What you are asked to do: Return all the data, word for word.

Material for this task:
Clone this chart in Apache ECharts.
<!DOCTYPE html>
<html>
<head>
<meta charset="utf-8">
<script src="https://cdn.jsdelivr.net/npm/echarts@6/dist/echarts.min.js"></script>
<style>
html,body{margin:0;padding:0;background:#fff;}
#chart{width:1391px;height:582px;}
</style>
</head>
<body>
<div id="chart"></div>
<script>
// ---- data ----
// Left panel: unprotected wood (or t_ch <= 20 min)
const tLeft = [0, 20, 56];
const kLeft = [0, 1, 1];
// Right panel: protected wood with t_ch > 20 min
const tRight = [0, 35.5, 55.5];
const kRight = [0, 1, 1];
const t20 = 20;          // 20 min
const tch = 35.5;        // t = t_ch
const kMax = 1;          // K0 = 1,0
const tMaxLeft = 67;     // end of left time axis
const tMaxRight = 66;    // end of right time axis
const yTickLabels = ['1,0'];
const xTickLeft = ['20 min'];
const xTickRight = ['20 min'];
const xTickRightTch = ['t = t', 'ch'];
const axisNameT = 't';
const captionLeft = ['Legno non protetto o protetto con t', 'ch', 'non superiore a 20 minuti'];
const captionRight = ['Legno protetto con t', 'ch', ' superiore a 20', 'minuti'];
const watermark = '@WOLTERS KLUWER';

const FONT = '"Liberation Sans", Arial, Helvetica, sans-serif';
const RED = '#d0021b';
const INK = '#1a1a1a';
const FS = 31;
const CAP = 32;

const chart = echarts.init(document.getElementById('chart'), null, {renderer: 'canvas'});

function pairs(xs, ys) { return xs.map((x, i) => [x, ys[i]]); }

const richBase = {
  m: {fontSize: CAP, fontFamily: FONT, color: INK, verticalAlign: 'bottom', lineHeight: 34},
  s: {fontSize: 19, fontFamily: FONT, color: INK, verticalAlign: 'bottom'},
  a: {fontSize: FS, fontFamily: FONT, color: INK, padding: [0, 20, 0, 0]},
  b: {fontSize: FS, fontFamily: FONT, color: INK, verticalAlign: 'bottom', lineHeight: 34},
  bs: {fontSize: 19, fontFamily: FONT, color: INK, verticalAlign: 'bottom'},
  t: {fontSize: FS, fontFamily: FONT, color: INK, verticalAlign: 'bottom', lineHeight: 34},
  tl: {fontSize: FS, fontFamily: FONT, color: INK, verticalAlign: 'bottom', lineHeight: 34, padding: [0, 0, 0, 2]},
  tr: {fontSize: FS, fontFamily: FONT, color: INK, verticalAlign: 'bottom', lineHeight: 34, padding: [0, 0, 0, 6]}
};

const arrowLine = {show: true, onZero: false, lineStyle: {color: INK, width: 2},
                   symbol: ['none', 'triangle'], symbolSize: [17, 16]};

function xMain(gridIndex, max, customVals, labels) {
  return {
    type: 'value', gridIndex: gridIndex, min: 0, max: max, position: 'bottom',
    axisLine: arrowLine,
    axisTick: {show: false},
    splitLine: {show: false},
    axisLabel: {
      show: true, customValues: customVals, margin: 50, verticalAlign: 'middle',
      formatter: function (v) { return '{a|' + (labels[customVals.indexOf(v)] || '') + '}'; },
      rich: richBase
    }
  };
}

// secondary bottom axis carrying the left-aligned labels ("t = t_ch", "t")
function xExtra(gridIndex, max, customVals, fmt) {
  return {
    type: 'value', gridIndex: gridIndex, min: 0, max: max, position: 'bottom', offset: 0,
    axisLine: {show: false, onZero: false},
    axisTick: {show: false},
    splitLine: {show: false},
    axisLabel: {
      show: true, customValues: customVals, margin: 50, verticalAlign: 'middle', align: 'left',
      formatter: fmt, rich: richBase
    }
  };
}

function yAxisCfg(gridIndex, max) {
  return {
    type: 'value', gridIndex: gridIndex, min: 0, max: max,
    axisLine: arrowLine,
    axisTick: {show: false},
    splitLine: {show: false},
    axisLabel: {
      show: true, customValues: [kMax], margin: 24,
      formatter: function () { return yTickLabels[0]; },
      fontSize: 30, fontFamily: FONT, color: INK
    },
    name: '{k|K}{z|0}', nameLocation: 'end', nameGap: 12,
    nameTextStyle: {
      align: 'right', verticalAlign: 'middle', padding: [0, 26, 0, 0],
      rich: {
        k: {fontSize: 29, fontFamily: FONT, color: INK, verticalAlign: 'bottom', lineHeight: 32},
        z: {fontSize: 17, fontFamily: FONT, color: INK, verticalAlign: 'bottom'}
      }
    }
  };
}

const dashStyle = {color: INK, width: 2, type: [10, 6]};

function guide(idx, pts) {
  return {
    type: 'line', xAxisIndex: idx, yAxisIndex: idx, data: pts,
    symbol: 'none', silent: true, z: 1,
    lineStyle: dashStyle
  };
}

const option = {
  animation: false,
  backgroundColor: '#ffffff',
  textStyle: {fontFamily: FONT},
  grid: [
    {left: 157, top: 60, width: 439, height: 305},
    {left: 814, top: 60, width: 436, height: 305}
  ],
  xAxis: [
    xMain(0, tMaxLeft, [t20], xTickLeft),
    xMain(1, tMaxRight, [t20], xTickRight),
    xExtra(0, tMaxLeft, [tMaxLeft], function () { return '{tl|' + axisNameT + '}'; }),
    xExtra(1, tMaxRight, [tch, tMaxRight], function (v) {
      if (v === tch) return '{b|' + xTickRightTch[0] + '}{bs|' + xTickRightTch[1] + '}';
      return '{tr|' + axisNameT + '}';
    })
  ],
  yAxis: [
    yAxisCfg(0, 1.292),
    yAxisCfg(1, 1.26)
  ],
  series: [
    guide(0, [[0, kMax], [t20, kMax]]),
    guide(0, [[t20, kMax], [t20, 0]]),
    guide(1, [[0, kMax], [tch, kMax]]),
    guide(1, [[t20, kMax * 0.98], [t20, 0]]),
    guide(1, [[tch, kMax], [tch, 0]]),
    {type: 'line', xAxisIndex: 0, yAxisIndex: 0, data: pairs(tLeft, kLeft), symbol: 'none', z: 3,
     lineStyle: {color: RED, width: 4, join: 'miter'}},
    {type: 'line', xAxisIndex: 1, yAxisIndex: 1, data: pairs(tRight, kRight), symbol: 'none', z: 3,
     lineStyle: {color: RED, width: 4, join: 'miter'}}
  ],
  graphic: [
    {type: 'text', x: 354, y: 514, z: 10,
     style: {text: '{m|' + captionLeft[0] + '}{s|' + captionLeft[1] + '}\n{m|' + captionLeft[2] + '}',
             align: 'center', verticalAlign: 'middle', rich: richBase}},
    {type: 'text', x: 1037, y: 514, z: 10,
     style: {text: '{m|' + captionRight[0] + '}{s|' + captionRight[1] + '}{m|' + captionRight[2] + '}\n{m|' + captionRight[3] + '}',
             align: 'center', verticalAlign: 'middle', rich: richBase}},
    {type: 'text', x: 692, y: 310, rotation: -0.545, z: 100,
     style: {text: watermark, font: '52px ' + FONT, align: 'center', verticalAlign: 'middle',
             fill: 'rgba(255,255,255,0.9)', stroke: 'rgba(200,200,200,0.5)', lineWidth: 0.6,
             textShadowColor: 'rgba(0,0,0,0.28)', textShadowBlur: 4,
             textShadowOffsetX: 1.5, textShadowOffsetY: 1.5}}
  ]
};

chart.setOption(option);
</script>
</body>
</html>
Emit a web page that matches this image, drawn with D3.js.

Response:
Clone this chart in Apache ECharts.
<!DOCTYPE html>
<html>
<head>
<meta charset="utf-8">
<script src="https://cdn.jsdelivr.net/npm/echarts@6/dist/echarts.min.js"></script>
<style>
html,body{margin:0;padding:0;background:#fff;}
#chart{width:1391px;height:582px;}
</style>
</head>
<body>
<div id="chart"></div>
<script>
// ---- data ----
// Left panel: unprotected wood (or t_ch <= 20 min)
const tLeft = [0, 20, 56];
const kLeft = [0, 1, 1];
// Right panel: protected wood with t_ch > 20 min
const tRight = [0, 35.5, 55.5];
const kRight = [0, 1, 1];
const t20 = 20;          // 20 min
const tch = 35.5;        // t = t_ch
const kMax = 1;          // K0 = 1,0
const tMaxLeft = 67;     // end of left time axis
const tMaxRight = 66;    // end of right time axis
const yTickLabels = ['1,0'];
const xTickLeft = ['20 min'];
const xTickRight = ['20 min'];
const xTickRightTch = ['t = t', 'ch'];
const axisNameT = 't';
const captionLeft = ['Legno non protetto o protetto con t', 'ch', 'non superiore a 20 minuti'];
const captionRight = ['Legno protetto con t', 'ch', ' superiore a 20', 'minuti'];
const watermark = '@WOLTERS KLUWER';

const FONT = '"Liberation Sans", Arial, Helvetica, sans-serif';
const RED = '#d0021b';
const INK = '#1a1a1a';
const FS = 31;
const CAP = 32;

const chart = echarts.init(document.getElementById('chart'), null, {renderer: 'canvas'});

function pairs(xs, ys) { return xs.map((x, i) => [x, ys[i]]); }

const richBase = {
  m: {fontSize: CAP, fontFamily: FONT, color: INK, verticalAlign: 'bottom', lineHeight: 34},
  s: {fontSize: 19, fontFamily: FONT, color: INK, verticalAlign: 'bottom'},
  a: {fontSize: FS, fontFamily: FONT, color: INK, padding: [0, 20, 0, 0]},
  b: {fontSize: FS, fontFamily: FONT, color: INK, verticalAlign: 'bottom', lineHeight: 34},
  bs: {fontSize: 19, fontFamily: FONT, color: INK, verticalAlign: 'bottom'},
  t: {fontSize: FS, fontFamily: FONT, color: INK, verticalAlign: 'bottom', lineHeight: 34},
  tl: {fontSize: FS, fontFamily: FONT, color: INK, verticalAlign: 'bottom', lineHeight: 34, padding: [0, 0, 0, 2]},
  tr: {fontSize: FS, fontFamily: FONT, color: INK, verticalAlign: 'bottom', lineHeight: 34, padding: [0, 0, 0, 6]}
};

const arrowLine = {show: true, onZero: false, lineStyle: {color: INK, width: 2},
                   symbol: ['none', 'triangle'], symbolSize: [17, 16]};

function xMain(gridIndex, max, customVals, labels) {
  return {
    type: 'value', gridIndex: gridIndex, min: 0, max: max, position: 'bottom',
    axisLine: arrowLine,
    axisTick: {show: false},
    splitLine: {show: false},
    axisLabel: {
      show: true, customValues: customVals, margin: 50, verticalAlign: 'middle',
      formatter: function (v) { return '{a|' + (labels[customVals.indexOf(v)] || '') + '}'; },
      rich: richBase
    }
  };
}

// secondary bottom axis carrying the left-aligned labels ("t = t_ch", "t")
function xExtra(gridIndex, max, customVals, fmt) {
  return {
    type: 'value', gridIndex: gridIndex, min: 0, max: max, position: 'bottom', offset: 0,
    axisLine: {show: false, onZero: false},
    axisTick: {show: false},
    splitLine: {show: false},
    axisLabel: {
      show: true, customValues: customVals, margin: 50, verticalAlign: 'middle', align: 'left',
      formatter: fmt, rich: richBase
    }
  };
}

function yAxisCfg(gridIndex, max) {
  return {
    type: 'value', gridIndex: gridIndex, min: 0, max: max,
    axisLine: arrowLine,
    axisTick: {show: false},
    splitLine: {show: false},
    axisLabel: {
      show: true, customValues: [kMax], margin: 24,
      formatter: function () { return yTickLabels[0]; },
      fontSize: 30, fontFamily: FONT, color: INK
    },
    name: '{k|K}{z|0}', nameLocation: 'end', nameGap: 12,
    nameTextStyle: {
      align: 'right', verticalAlign: 'middle', padding: [0, 26, 0, 0],
      rich: {
        k: {fontSize: 29, fontFamily: FONT, color: INK, verticalAlign: 'bottom', lineHeight: 32},
        z: {fontSize: 17, fontFamily: FONT, color: INK, verticalAlign: 'bottom'}
      }
    }
  };
}

const dashStyle = {color: INK, width: 2, type: [10, 6]};

function guide(idx, pts) {
  return {
    type: 'line', xAxisIndex: idx, yAxisIndex: idx, data: pts,
    symbol: 'none', silent: true, z: 1,
    lineStyle: dashStyle
  };
}

const option = {
  animation: false,
  backgroundColor: '#ffffff',
  textStyle: {fontFamily: FONT},
  grid: [
    {left: 157, top: 60, width: 439, height: 305},
    {left: 814, top: 60, width: 436, height: 305}
  ],
  xAxis: [
    xMain(0, tMaxLeft, [t20], xTickLeft),
    xMain(1, tMaxRight, [t20], xTickRight),
    xExtra(0, tMaxLeft, [tMaxLeft], function () { return '{tl|' + axisNameT + '}'; }),
    xExtra(1, tMaxRight, [tch, tMaxRight], function (v) {
      if (v === tch) return '{b|' + xTickRightTch[0] + '}{bs|' + xTickRightTch[1] + '}';
      return '{tr|' + axisNameT + '}';
    })
  ],
  yAxis: [
    yAxisCfg(0, 1.292),
    yAxisCfg(1, 1.26)
  ],
  series: [
    guide(0, [[0, kMax], [t20, kMax]]),
    guide(0, [[t20, kMax], [t20, 0]]),
    guide(1, [[0, kMax], [tch, kMax]]),
    guide(1, [[t20, kMax * 0.98], [t20, 0]]),
    guide(1, [[tch, kMax], [tch, 0]]),
    {type: 'line', xAxisIndex: 0, yAxisIndex: 0, data: pairs(tLeft, kLeft), symbol: 'none', z: 3,
     lineStyle: {color: RED, width: 4, join: 'miter'}},
    {type: 'line', xAxisIndex: 1, yAxisIndex: 1, data: pairs(tRight, kRight), symbol: 'none', z: 3,
     lineStyle: {color: RED, width: 4, join: 'miter'}}
  ],
  graphic: [
    {type: 'text', x: 354, y: 514, z: 10,
     style: {text: '{m|' + captionLeft[0] + '}{s|' + captionLeft[1] + '}\n{m|' + captionLeft[2] + '}',
             align: 'center', verticalAlign: 'middle', rich: richBase}},
    {type: 'text', x: 1037, y: 514, z: 10,
     style: {text: '{m|' + captionRight[0] + '}{s|' + captionRight[1] + '}{m|' + captionRight[2] + '}\n{m|' + captionRight[3] + '}',
             align: 'center', verticalAlign: 'middle', rich: richBase}},
    {type: 'text', x: 692, y: 310, rotation: -0.545, z: 100,
     style: {text: watermark, font: '52px ' + FONT, align: 'center', verticalAlign: 'middle',
             fill: 'rgba(255,255,255,0.9)', stroke: 'rgba(200,200,200,0.5)', lineWidth: 0.6,
             textShadowColor: 'rgba(0,0,0,0.28)', textShadowBlur: 4,
             textShadowOffsetX: 1.5, textShadowOffsetY: 1.5}}
  ]
};

chart.setOption(option);
</script>
</body>
</html>
Emit a web page that matches this image, drawn with D3.js.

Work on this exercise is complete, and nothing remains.